Praska Putrantyo menambahkan bahwa kinerja IHSG saat ini didorong oleh saham-saham teknologi berkapitalisasi pasar besar dan sektor energi terbarukan. Oleh karena itu, emiten BUMN yang eksposur sektornya masih didominasi komoditas dan perbankan cenderung menunjukkan kinerja yang kurang agresif dibandingkan saham teknologi atau energi terbarukan.

Meskipun demikian, prospek emiten BUMN di semester II 2025 diproyeksikan membaik berkat beberapa sentimen positif yang dapat mendukung kinerja mereka. Felix Darmawan melihat potensi pemangkasan suku bunga acuan Bank Indonesia (BI) sebagai pembuka ruang akselerasi kredit dan konsumsi. Selain itu, belanja modal pemerintah yang diperkirakan lebih ekspansif dan harapan akan stabilitas politik pasca-transisi pemerintahan juga menjadi faktor pendorong. Untuk sumbangan dividen tahun 2025, PT Bank Rakyat Indonesia Tbk (BBRI) dan PT Bank Mandiri Tbk (BMRI) diperkirakan tetap menjadi andalan karena rekam jejak konsisten dalam membagikan dividen besar. Emiten seperti PT Telkom Indonesia Tbk (TLKM), PT Perusahaan Gas Negara Tbk (PGAS), dan PT Bukit Asam Tbk (PTBA) juga memiliki dividend yield yang menarik.

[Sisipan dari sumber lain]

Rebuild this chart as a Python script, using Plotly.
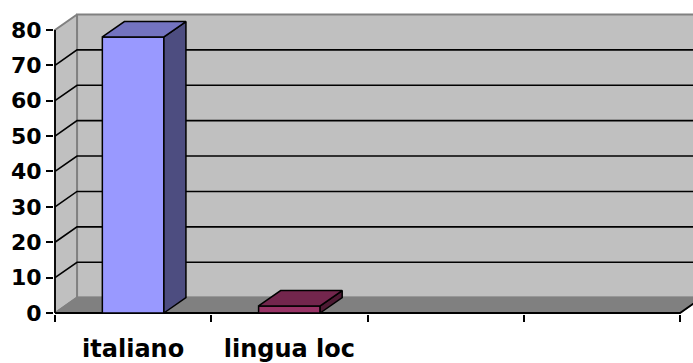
import plotly.graph_objects as go

# Survey results: language spoken
categories = ["italiano", "lingua loc"]
values = [78, 2]
n_slots = 4                      # category slots on the axis (last two are empty)
y_ticks = [0, 10, 20, 30, 40, 50, 60, 70, 80]

# 3-D look: depth offset in axis units, bar half-width in category units
DX, DY = 0.141, 4.35
HALF_W = 0.197
X0, X1 = -0.5, n_slots - 0.5
Y_TOP = y_ticks[-1]

WALL = "#C0C0C0"
FLOOR = "#808080"
EDGE = "#808080"
bar_colors = [
    ("#9999FF", "#4D4D80", "#7373C0"),   # front, side, top
    ("#993366", "#4D1A33", "#73264D"),
]

fig = go.Figure()


def poly(xs, ys, fill, line_color, width=1.5):
    fig.add_trace(go.Scatter(
        x=xs + [xs[0]], y=ys + [ys[0]], mode="lines", fill="toself",
        fillcolor=fill, line=dict(color=line_color, width=width),
        hoverinfo="skip", showlegend=False))


def seg(xs, ys, color, width=1.5):
    fig.add_trace(go.Scatter(
        x=xs, y=ys, mode="lines", line=dict(color=color, width=width),
        hoverinfo="skip", showlegend=False))


# back wall, side wall, floor
poly([X0 + DX, X1 + DX + 1, X1 + DX + 1, X0 + DX],
     [DY, DY, Y_TOP + DY, Y_TOP + DY], WALL, EDGE, 2)
poly([X0, X0 + DX, X0 + DX, X0], [0, DY, Y_TOP + DY, Y_TOP], WALL, EDGE, 2)
poly([X0, X1, X1 + DX, X0 + DX], [0, 0, DY, DY], FLOOR, EDGE, 1.5)

# gridlines across side wall and back wall
for t in y_ticks[1:-1]:
    seg([X0, X0 + DX, X1 + DX + 1], [t, t + DY, t + DY], "black", 1.6)

# floor front edge and right corner, value axis line
seg([X0, X1, X1 + DX], [0, 0, DY], "black", 1.8)
seg([X0, X0], [0, Y_TOP], "black", 1.8)

# 3-D columns
for i, (cat, v) in enumerate(zip(categories, values)):
    front, side, top = bar_colors[i]
    l, r = i - HALF_W, i + HALF_W
    poly([l, r, r, l], [0, 0, v, v], front, "black")
    poly([r, r + DX, r + DX, r], [0, DY, v + DY, v], side, "black")
    poly([l, r, r + DX, l + DX], [v, v, v + DY, v + DY], top, "black")

px_per_cat = 156.25
px_per_val = 3.584
fig.update_layout(
    width=693, height=363,
    margin=dict(l=54, r=0, t=0, b=45),
    paper_bgcolor="white", plot_bgcolor="white",
    xaxis=dict(
        range=[X0 - 1 / px_per_cat, X1 + 13 / px_per_cat],
        tickvals=list(range(len(categories))), ticktext=categories,
        ticks="outside", ticklen=13, tickcolor="rgba(0,0,0,0)",
        minor=dict(tickvals=[X0 + k for k in range(n_slots + 1)],
                   ticks="outside", ticklen=7, tickcolor="black", tickwidth=1.5),
        showgrid=False, zeroline=False, showline=False, fixedrange=True,
        tickfont=dict(family="DejaVu Sans", size=24, color="black", weight="bold"),
    ),
    yaxis=dict(
        range=[-1 / px_per_val, 317 / px_per_val],
        tickvals=y_ticks, ticks="outside", ticklen=7, tickcolor="black",
        tickwidth=1.5, showgrid=False, zeroline=False, showline=False,
        fixedrange=True,
        tickfont=dict(family="DejaVu Sans", size=22, color="black", weight="bold"),
    ),
)

fig.write_html("out.html")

Saham-saham ini, lanjut Felix, berpotensi menjadi pintu masuk aliran dana asing, terutama jika tren suku bunga global mulai menurun dan risiko eksternal (seperti tarif dagang) dapat dikelola dengan baik.

Senada, Oktavianus Audi memproyeksikan kinerja emiten BUMN akan cenderung membaik dan stabil hingga akhir tahun 2025, seiring dengan relaksasi kebijakan moneter, dampak eksternal yang lebih terbatas (termasuk dari tarif impor Amerika Serikat dan geopolitik), kondisi ekonomi makro Indonesia yang lebih stabil (nilai tukar Rupiah terhadap dolar AS dan daya beli masyarakat), serta sentimen tematik komoditas energi. Kondisi ini diharapkan mendorong kembali terjadinya inflow dana asing ke saham-saham emiten BUMN. Audi merekomendasikan beli untuk BMRI (target harga Rp 6.300 per saham), BBRI (Rp 4.360 per saham), TLKM (Rp 3.240 per saham), dan PT Bank Syariah Indonesia Tbk (BRIS) (Rp 3.460 per saham). Sementara itu, rekomendasi hold disematkan untuk MTEL dengan target harga Rp 730 per saham.

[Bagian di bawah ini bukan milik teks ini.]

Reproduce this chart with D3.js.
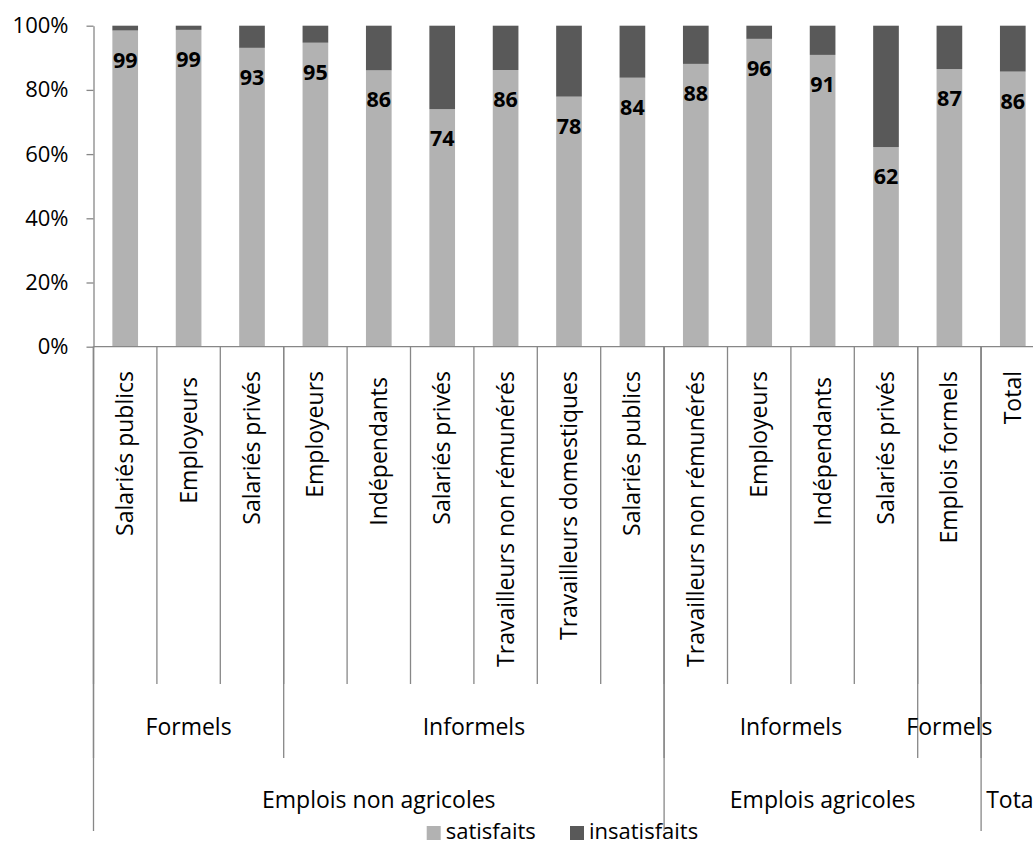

Praska Putrantyo juga optimistis terhadap pertumbuhan saham emiten Danantara di semester II, mengingat masih adanya beberapa saham dengan valuasi price to earning ratio (PER) yang menarik. Namun, ia menekankan pentingnya memantau prospek makroekonomi, termasuk data ekonomi domestik dan potensi penurunan suku bunga acuan. Beberapa saham perbankan juga berpotensi membagikan dividen di kuartal III atau IV 2025. Praska menyarankan investor untuk memerhatikan saham-saham perbankan untuk jangka panjang, seperti BMRI dan BBRI, dengan target harga masing-masing Rp 6.100 per saham dan Rp 5.025 per saham. Investor asing, ujarnya, akan terus mencermati prospek pemulihan makroekonomi Indonesia dan outlook suku bunga acuan global.